Grafana Dashboards and Alerts

Import pre-built MongoDB dashboards from Grafana’s dashboard repository (e.g., search for “MongoDB Prometheus”). Customize them to include the metrics most relevant to your specific workload and OVH environment. Key alerts to configure:

• Replica Set Unhealthy: Alert if `mongodb_up` is 0 for any member.
• High Replication Lag: Alert if `mongodb_replset_member_optime_diff` exceeds a defined threshold (e.g., 60 seconds) for a sustained period.
• Low Disk Space: Monitor `mongodb_mongod_disk_storage_bytes` and trigger alerts when approaching capacity.
• High CPU/Memory Usage: Set thresholds for `mongodb_mongod_cpu_user_seconds_total` and `mongodb_mongod_memory_resident`.
• Connection Pool Exhaustion: Alert if `mongodb_mongod_connections_current` approaches `mongodb_mongod_connections_available`.
• Slow Operations: While direct slow query logging is better, high opcounter rates without corresponding throughput can be an indicator.

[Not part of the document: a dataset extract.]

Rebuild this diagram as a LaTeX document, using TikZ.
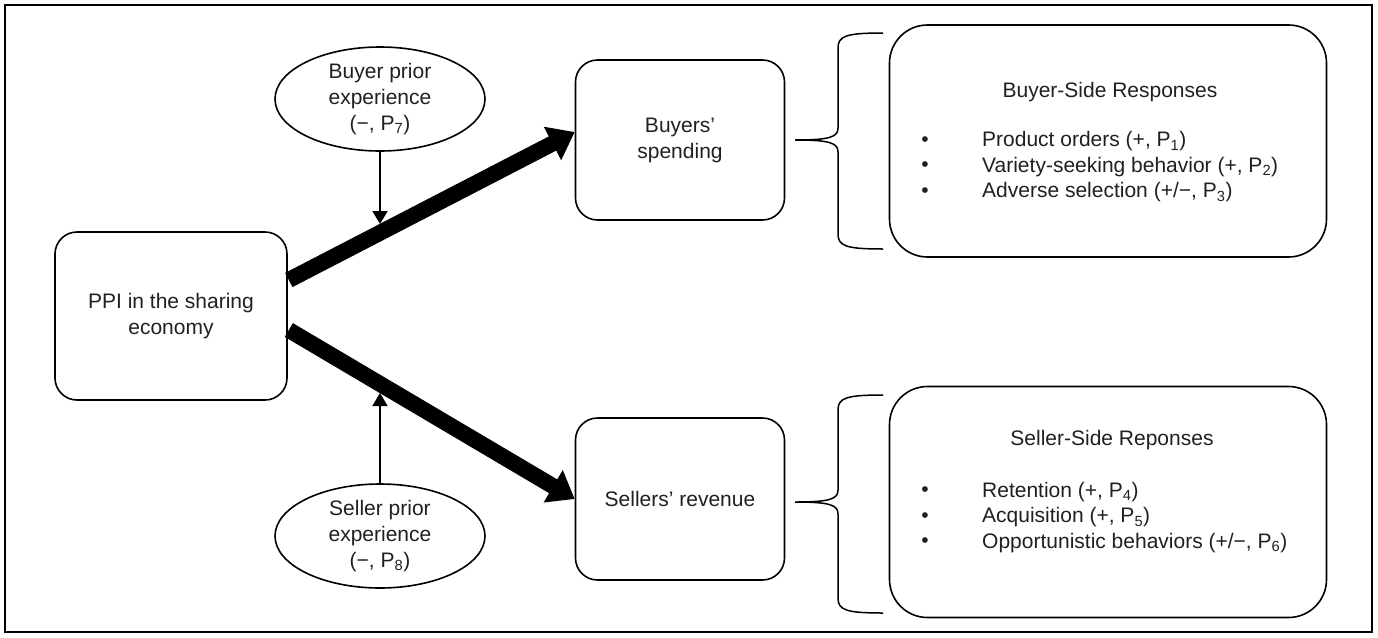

For example, an alert for replication lag:

# Grafana Alert Rule (PromQL)
# Name: High MongoDB Replication Lag
# Condition:
avg_over_time(mongodb_replset_member_optime_diff{job="mongodb", member_state="SECONDARY"}[5m]) > 60
# For: 5m
# Labels:
#   severity: warning
# Annotations:
#   summary: "MongoDB replication lag is high on {{ $labels.instance }} ({{ $value }}s)"
#   description: "The secondary instance {{ $labels.instance }} is {{ $value }} seconds behind the primary."

Regularly review these metrics and alerts, tuning thresholds based on your application’s behavior and OVH instance performance characteristics. This proactive monitoring strategy is essential for maintaining the stability and availability of your C applications and MongoDB clusters.